Unless described otherwise herein, the information described herein is well known or described in detail in the Related Applications. Indeed, much of the detailed description provided herein is explicitly disclosed in the Related Applications; most or all of the additional material of aspects of the invention will be recognized by those skilled in the relevant art as being inherent in the detailed description provided in such Related Applications, or well known to those skilled in the relevant art. Those skilled in the relevant art can implement aspects of the invention based on the material presented herein and the detailed description provided in the Related Applications.
Unless the context clearly requires otherwise, throughout the description and the claims, the words “comprise,” “comprising,” and the like are to be construed in an inclusive sense as opposed to an exclusive or exhaustive sense; that is to say, in a sense of “including, but not limited to.” Words using the singular or plural number also include the plural or singular number respectively.
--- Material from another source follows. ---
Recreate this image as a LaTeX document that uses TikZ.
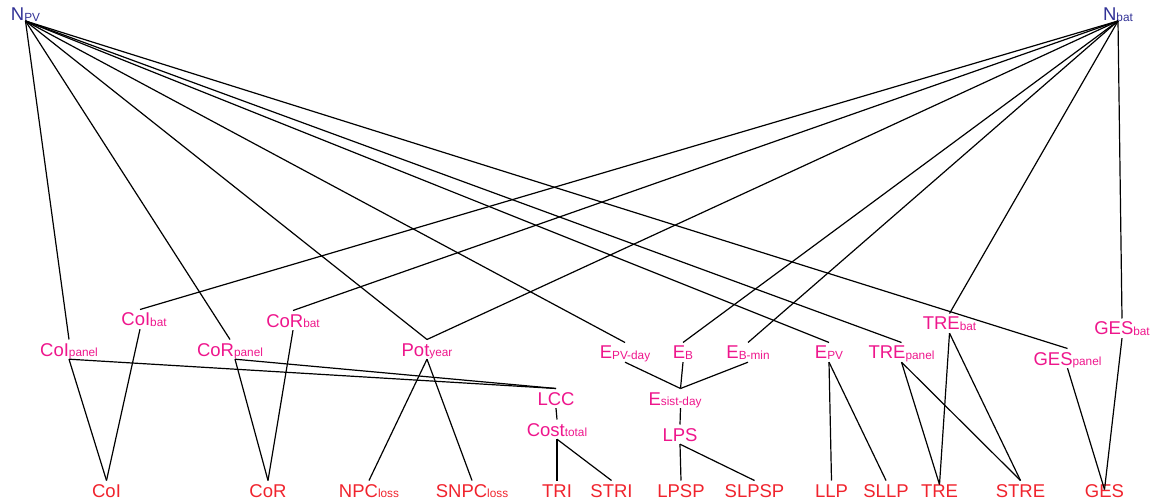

Additionally, the words “herein,” “hereunder,” and words of similar import, when used in this application, shall refer to this application as a whole and not to any particular portions of this application.
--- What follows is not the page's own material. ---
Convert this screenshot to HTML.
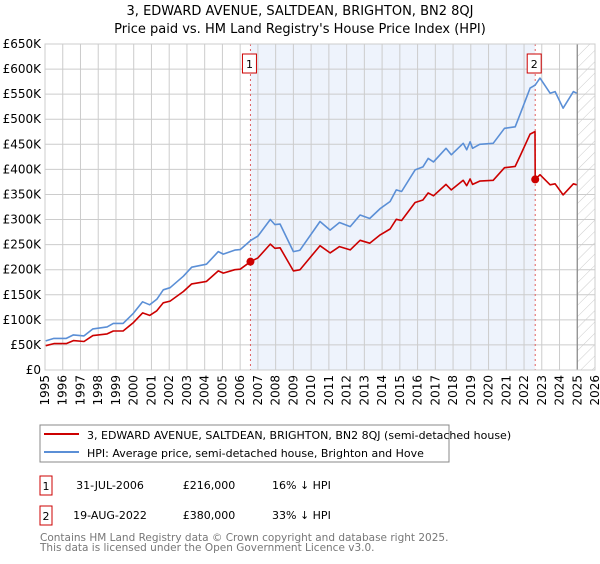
<!DOCTYPE html>
<html><head><meta charset="utf-8"><style>
body{margin:0;background:#fff;font-family:"DejaVu Sans","Liberation Sans",sans-serif;}
svg text{font-family:"DejaVu Sans","Liberation Sans",sans-serif;}
</style></head><body>
<svg id="chart" width="600" height="560" viewBox="0 0 600 560" xmlns="http://www.w3.org/2000/svg">
<defs><pattern id="hatch" width="8" height="8" patternUnits="userSpaceOnUse" patternTransform="rotate(45)"><line x1="0" y1="0" x2="0" y2="8" stroke="#ccc" stroke-width="1"/></pattern></defs>
<text x="300" y="15" text-anchor="middle" font-size="13">3, EDWARD AVENUE, SALTDEAN, BRIGHTON, BN2 8QJ</text>
<text x="300" y="33" text-anchor="middle" font-size="13">Price paid vs. HM Land Registry's House Price Index (HPI)</text>
<g id="plot"></g>
<rect x="40" y="425" width="409" height="37" fill="#fff" stroke="#888"/>
<line x1="44" y1="434" x2="79" y2="434" stroke="#cc0000" stroke-width="2"/>
<text x="87" y="439" font-size="11">3, EDWARD AVENUE, SALTDEAN, BRIGHTON, BN2 8QJ (semi-detached house)</text>
<line x1="44" y1="452" x2="79" y2="452" stroke="#5b8fd6" stroke-width="2"/>
<text x="87" y="457" font-size="11">HPI: Average price, semi-detached house, Brighton and Hove</text>
<rect x="40" y="476" width="12" height="19" fill="#fff" stroke="#cc0000"/>
<text x="46" y="490" text-anchor="middle" font-size="11">1</text>
<text x="110" y="489" text-anchor="middle" font-size="11">31-JUL-2006</text>
<text x="209" y="489" text-anchor="middle" font-size="11">£216,000</text>
<text x="272" y="489" font-size="11">16% ↓ HPI</text>
<rect x="40" y="506" width="12" height="19" fill="#fff" stroke="#cc0000"/>
<text x="46" y="520" text-anchor="middle" font-size="11">2</text>
<text x="110" y="519" text-anchor="middle" font-size="11">19-AUG-2022</text>
<text x="209" y="519" text-anchor="middle" font-size="11">£380,000</text>
<text x="272" y="519" font-size="11">33% ↓ HPI</text>
<text x="40" y="541" font-size="10.5" fill="#777">Contains HM Land Registry data © Crown copyright and database right 2025.</text>
<text x="40" y="551" font-size="10.5" fill="#777">This data is licensed under the Open Government Licence v3.0.</text>
</svg>
<script>
const hpiYears=[1995.04,1995.5,1996.2,1996.6,1997.2,1997.7,1998.5,1998.85,1999.4,1999.98,2000.5,2000.9,2001.3,2001.67,2002.05,2002.8,2003.27,2004.1,2004.77,2005.05,2005.7,2006,2006.58,2007.0,2007.7,2007.96,2008.25,2009,2009.28,2009.37,2010.5,2011.07,2011.6,2012.2,2012.76,2013.3,2013.9,2014.45,2014.8,2015.1,2015.86,2016.3,2016.6,2016.9,2017.6,2017.9,2018.57,2018.77,2018.96,2019.1,2019.5,2020.26,2020.9,2021.5,2021.8,2022.34,2022.63,2022.9,2023.47,2023.75,2024.2,2024.78,2024.97];
const hpiValues=[58,63,63,70,68,82,86,93,93,113,136,130,141,160,164,187,205,211,236,231,239,240,258,267,300,290,291,236,238,239,296,279,294,286,309,302,322,336,359,356,399,405,422,415,442,429,452,439,455,442,450,452,482,485,512,562,568,582,552,555,522,555,552];
const priceYears=[1995.04,1995.5,1996.2,1996.6,1997.2,1997.7,1998.5,1998.85,1999.4,1999.98,2000.5,2000.9,2001.3,2001.67,2002.05,2002.8,2003.27,2004.1,2004.77,2005.05,2005.7,2006,2006.58,2007.0,2007.7,2007.96,2008.25,2009,2009.28,2009.37,2010.5,2011.07,2011.6,2012.2,2012.76,2013.3,2013.9,2014.45,2014.8,2015.1,2015.86,2016.3,2016.6,2016.9,2017.6,2017.9,2018.57,2018.77,2018.96,2019.1,2019.5,2020.26,2020.9,2021.5,2021.8,2022.34,2022.62,2022.63,2022.9,2023.47,2023.75,2024.2,2024.78,2024.97];
const priceValues=[48.5,52.7,52.7,58.6,56.9,68.6,72,77.8,77.8,94.6,113.8,108.8,118,133.9,137.3,156.5,171.6,176.6,197.5,193.3,200,200.9,216,223.5,251.1,242.7,243.6,197.5,199.2,200,247.8,233.5,246.1,239.4,258.6,252.8,269.5,281.2,300.5,298,334,339,353.2,347.4,370,359.1,378.3,367.4,380.8,370,376.7,378.3,403.4,406,428.5,470.4,475.4,380,389.4,369.3,371.3,349.2,371.3,369.3];
const saleYears=[2006.58,2022.63];
const saleValues=[216,380];
const saleLabels=["1","2"];
const yTicks=[0,50,100,150,200,250,300,350,400,450,500,550,600,650];
const xTicks=[1995,1996,1997,1998,1999,2000,2001,2002,2003,2004,2005,2006,2007,2008,2009,2010,2011,2012,2013,2014,2015,2016,2017,2018,2019,2020,2021,2022,2023,2024,2025,2026];

const NS="http://www.w3.org/2000/svg";
const X0=45,X1=595,Y0=370,Y1=44;
const xs=y=>X0+(y-1995)/(2026-1995)*(X1-X0);
const ys=v=>Y0-v/650*(Y0-Y1);
const g=document.getElementById('plot');
function mk(t,a){const e=document.createElementNS(NS,t);for(const k in a)e.setAttribute(k,a[k]);g.appendChild(e);return e;}

let r=mk('rect',{x:xs(saleYears[0]),y:Y1,width:xs(saleYears[1])-xs(saleYears[0]),height:Y0-Y1,fill:'#eef3fc'});


let h=mk('rect',{x:xs(2025),y:Y1,width:X1-xs(2025),height:Y0-Y1,fill:'url(#hatch)'});



yTicks.forEach(v=>{
  let l=mk('line',{x1:X0,x2:X1,y1:ys(v),y2:ys(v),stroke:'#ccc','stroke-width':1});
  
  
  let t=mk('text',{x:X0-4,y:ys(v)+4,'text-anchor':'end','font-size':12});
  
  
  t.textContent=v===0?'£0':'£'+v+'K';
});
xTicks.forEach(yr=>{
  let l=mk('line',{x1:xs(yr),x2:xs(yr),y1:Y1,y2:Y0,stroke:'#ccc','stroke-width':1});
  
  
  let t=mk('text',{x:0,y:0,'text-anchor':'end','font-size':12,transform:`translate(${xs(yr)+4},${Y0+5}) rotate(-90)`});
  
  
  t.textContent=yr;
});
let vl=mk('line',{x1:xs(2025),x2:xs(2025),y1:Y1,y2:Y0,stroke:'#888','stroke-width':1.2});



saleYears.forEach((yr,i)=>{
  let l=mk('line',{x1:xs(yr),x2:xs(yr),y1:Y1,y2:Y0,stroke:'#e06060','stroke-width':1,'stroke-dasharray':'2,3'});
  
  
});

function path(xa,va,col,name){
  const d=xa.map((x,i)=>(i?'L':'M')+xs(x).toFixed(1)+','+ys(va[i]).toFixed(1)).join('');
  let p=mk('path',{d:d,fill:'none',stroke:col,'stroke-width':1.6,'stroke-linejoin':'round'});
  
  
}
path(hpiYears,hpiValues,'#5b8fd6','hpi-line');
path(priceYears,priceValues,'#cc0000','price-paid-line');

saleYears.forEach((yr,i)=>{
  let c=mk('circle',{cx:xs(yr),cy:ys(saleValues[i]),r:4,fill:'#cc0000'});
  
  
  let b=mk('rect',{x:xs(yr)-8,y:54,width:14,height:19,fill:'#fff',stroke:'#cc0000'});
  
  
  let t=mk('text',{x:xs(yr)-1,y:68,'text-anchor':'middle','font-size':11});
  
  
  t.textContent=saleLabels[i];
});
let f=mk('rect',{x:X0,y:Y1,width:X1-X0,height:Y0-Y1,fill:'none',stroke:'#ccc'});


</script>
</body></html>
The above description of illustrated embodiments of the invention is not intended to be exhaustive or to limit the invention to the precise form disclosed. While specific embodiments of, and examples for, the invention are described herein for illustrative purposes, various equivalent modifications are possible within the scope of the invention, as those skilled in the relevant art will recognize. The teachings of the invention provided herein can be applied to signal processing systems, not only for the speech signal processing described above. Further, the elements and acts of the various embodiments described above can be combined to provide further embodiments.
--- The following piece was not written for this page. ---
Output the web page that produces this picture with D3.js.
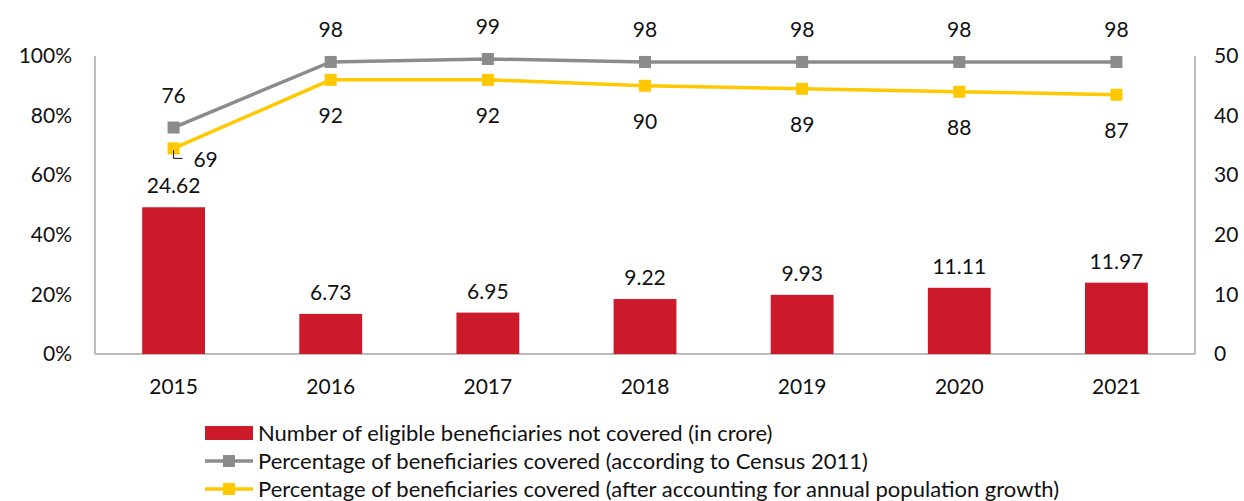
<!DOCTYPE html>
<html>
<head>
<meta charset="utf-8">
<script src="https://cdn.jsdelivr.net/npm/d3@7"></script>
<style>
	body { margin: 0; background: #fff; }
	text { font-family: Lato, "Open Sans", sans-serif; fill: #111; }
</style>
</head>
<body>
<div id="chart"></div>
<script>
// data
var years = ["2015", "2016", "2017", "2018", "2019", "2020", "2021"];
var notCovered = [24.62, 6.73, 6.95, 9.22, 9.93, 11.11, 11.97];
var censusPct = [76, 98, 99, 98, 98, 98, 98];
var growthPct = [69, 92, 92, 90, 89, 88, 87];
var leftTicks = [0, 20, 40, 60, 80, 100];
var rightTicks = [0, 10, 20, 30, 40, 50];
var legendLabels = [
	"Number of eligible beneficiaries not covered (in crore)",
	"Percentage of beneficiaries covered (according to Census 2011)",
	"Percentage of beneficiaries covered (after accounting for annual population growth)"
];

var W = 1244, H = 501;
var plot = { left: 95, right: 1195, top: 56, bottom: 354 };

var red = "#cd1a2b", grey = "#8b8b8b", yellow = "#ffc800", axisCol = "#a6a6a6";

var svg = d3.select("#chart").append("svg")
	.attr("width", W)
	.attr("height", H);

var x = d3.scaleBand().domain(years).range([plot.left, plot.right]).paddingInner(0.6).paddingOuter(0.3);
var xc = function(d) { return x(d) + x.bandwidth() / 2; };
var yL = d3.scaleLinear().domain([0, 100]).range([plot.bottom, plot.top]);
var yR = d3.scaleLinear().domain([0, 50]).range([plot.bottom, plot.top]);

// axes
var leftAxis = svg.append("g")
	.attr("transform", "translate(" + plot.left + ",0)")
	.call(d3.axisLeft(yL).tickValues(leftTicks).tickSize(0).tickPadding(23).tickFormat(function(d) { return d + "%"; }));
var rightAxis = svg.append("g")
	.attr("transform", "translate(" + plot.right + ",0)")
	.call(d3.axisRight(yR).tickValues(rightTicks).tickSize(0).tickPadding(19));
var bottomAxis = svg.append("g")
	.attr("transform", "translate(0," + plot.bottom + ")")
	.call(d3.axisBottom(x).tickSize(0).tickPadding(25));

[leftAxis, rightAxis, bottomAxis].forEach(function(a) {
	a.select(".domain").attr("stroke", axisCol).attr("stroke-width", 1.5);
	a.selectAll("text").style("font-size", "21px").attr("fill", "#111");
});
leftAxis.select(".domain").attr("d", "M0," + plot.top + "V" + plot.bottom);
rightAxis.select(".domain").attr("d", "M0," + plot.top + "V" + plot.bottom);
bottomAxis.select(".domain").attr("d", "M" + plot.left + ",0H" + plot.right);

// bars
svg.selectAll("rect.bar")
	.data(notCovered)
	.enter()
	.append("rect")
	.attr("class", "bar")
	.attr("x", function(d, i) { return x(years[i]); })
	.attr("width", x.bandwidth())
	.attr("y", function(d) { return yR(d); })
	.attr("height", function(d) { return plot.bottom - yR(d); })
	.attr("fill", red);

svg.selectAll("text.barlabel")
	.data(notCovered)
	.enter()
	.append("text")
	.attr("class", "barlabel")
	.attr("x", function(d, i) { return xc(years[i]); })
	.attr("y", function(d) { return yR(d) - 14; })
	.attr("text-anchor", "middle")
	.style("font-size", "21px")
	.text(function(d) { return d.toFixed(2); });

// lines
function drawSeries(values, colour) {
	var line = d3.line()
		.x(function(d, i) { return xc(years[i]); })
		.y(function(d) { return yL(d); });
	svg.append("path")
		.datum(values)
		.attr("d", line)
		.attr("fill", "none")
		.attr("stroke", colour)
		.attr("stroke-width", 3.5);
	svg.selectAll(null)
		.data(values)
		.enter()
		.append("rect")
		.attr("x", function(d, i) { return xc(years[i]) - 6; })
		.attr("y", function(d) { return yL(d) - 6; })
		.attr("width", 12)
		.attr("height", 12)
		.attr("fill", colour);
}
drawSeries(censusPct, grey);
drawSeries(growthPct, yellow);

svg.selectAll("text.census")
	.data(censusPct)
	.enter()
	.append("text")
	.attr("class", "census")
	.attr("x", function(d, i) { return xc(years[i]); })
	.attr("y", function(d) { return yL(d) - 25; })
	.attr("text-anchor", "middle")
	.style("font-size", "21px")
	.text(function(d) { return d; });

svg.selectAll("text.growth")
	.data(growthPct)
	.enter()
	.append("text")
	.attr("class", "growth")
	.attr("x", function(d, i) { return i === 0 ? xc(years[i]) + 32 : xc(years[i]); })
	.attr("y", function(d, i) { return i === 0 ? yL(d) + 19 : yL(d) + 43; })
	.attr("text-anchor", "middle")
	.style("font-size", "21px")
	.text(function(d) { return d; });

// leader line for the first yellow label
var lx = xc(years[0]), ly = yL(growthPct[0]);
svg.append("path")
	.attr("d", "M" + lx + "," + (ly + 2) + "V" + (ly + 10) + "H" + (lx + 9))
	.attr("fill", "none")
	.attr("stroke", "#111")
	.attr("stroke-width", 1);

// legend
var lg = svg.append("g").attr("transform", "translate(205,0)");
var rowsY = [433, 461, 489];
lg.append("rect").attr("x", 0).attr("y", rowsY[0] - 7).attr("width", 48).attr("height", 14).attr("fill", red);
[grey, yellow].forEach(function(c, i) {
	var yy = rowsY[i + 1];
	lg.append("line").attr("x1", 0).attr("x2", 48).attr("y1", yy).attr("y2", yy)
		.attr("stroke", c).attr("stroke-width", 3.5);
	lg.append("rect").attr("x", 18).attr("y", yy - 6).attr("width", 12).attr("height", 12).attr("fill", c);
});
lg.selectAll("text")
	.data(legendLabels)
	.enter()
	.append("text")
	.attr("x", 53)
	.attr("y", function(d, i) { return rowsY[i]; })
	.attr("dy", "0.35em")
	.style("font-size", "22px")
	.text(function(d) { return d; });
</script>
</body>
</html>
All of the above references and Related Applications are incorporated herein by reference. Aspects of the invention can be modified, if necessary, to employ the systems, functions and concepts of the various references described above to provide yet further embodiments of the invention.
These and other changes can be made to the invention in light of the above detailed description. In general, in the following claims, the terms used should not be construed to limit the invention to the specific embodiments disclosed in the specification and the claims, but should be construed to include all speech signal systems that operate under the claims to provide a method for procurement. Accordingly, the invention is not limited by the disclosure, but instead the scope of the invention is to be determined entirely by the claims.
While certain aspects of the invention are presented below in certain claim forms, the inventor contemplates the various aspects of the invention in any number of claim forms. Thus, the inventor reserves the right to add additional claims after filing the application to pursue such additional claim forms for other aspects of the invention.